Veterans of the series will find many new additions to the simplistically deep combat system of Ninja Gaiden: Black. Weapons, magic, and consumables are all accessible with the D-pad. Pressing Up or Down will pause the game, and allow the user to switch weapons or heal. This is extremely convenient in comparison to the previous Pause dependent system, and allows for smoother game play. Players are also given improved camera controls. During boss fights the Right Bumper will toggle the camera from you to the boss, and the Left Bumper allows the user to look around in a first person POV. Unfortunately, all of these improvements still fail to prevent frustrating moments throughout the game.

Ninja Gaiden II has a few moments that are extremely annoying. The camera panning into a wall and obstructing the players view is never enjoyable. Boss fights can be either extremely difficult or simplistic because of certain moves and camera angles. Save points restores the health bar, which is great, but the player cannot save without healing or save the heal for later. There are also very simplistic level designs that could have used some basic interaction. Maybe some destructible environments, or more acrobatic set ups like the fight in the clock tower would have added that extra something that wasn’t in the original.

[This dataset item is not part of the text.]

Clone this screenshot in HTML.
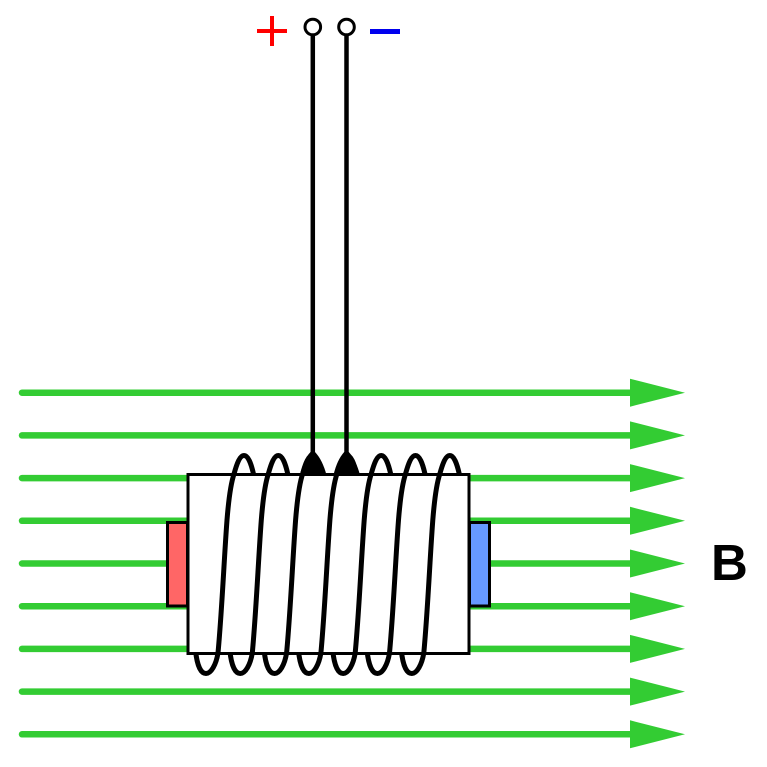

Still, despite these issues, the combat system is one of the best around. There is improved functionality, new magic, weapons, and you can even record the carnage with Ninja Cinema. Games like Ninja Gaiden do not come around often. The entertainment lies in the 30 seconds of fun that you have killing thousands of enemies. The AI is smart and responsive. The moves look fantastic. The replay value is relatively high for a game with no multiplayer. The game offers a challenge that is reminiscent of the old arcade games and unique to next gen gaming. The few faults that I can find with the game knock down the score by a whole .2---4.8 out of 5.

Now go buy this game and kick some ass!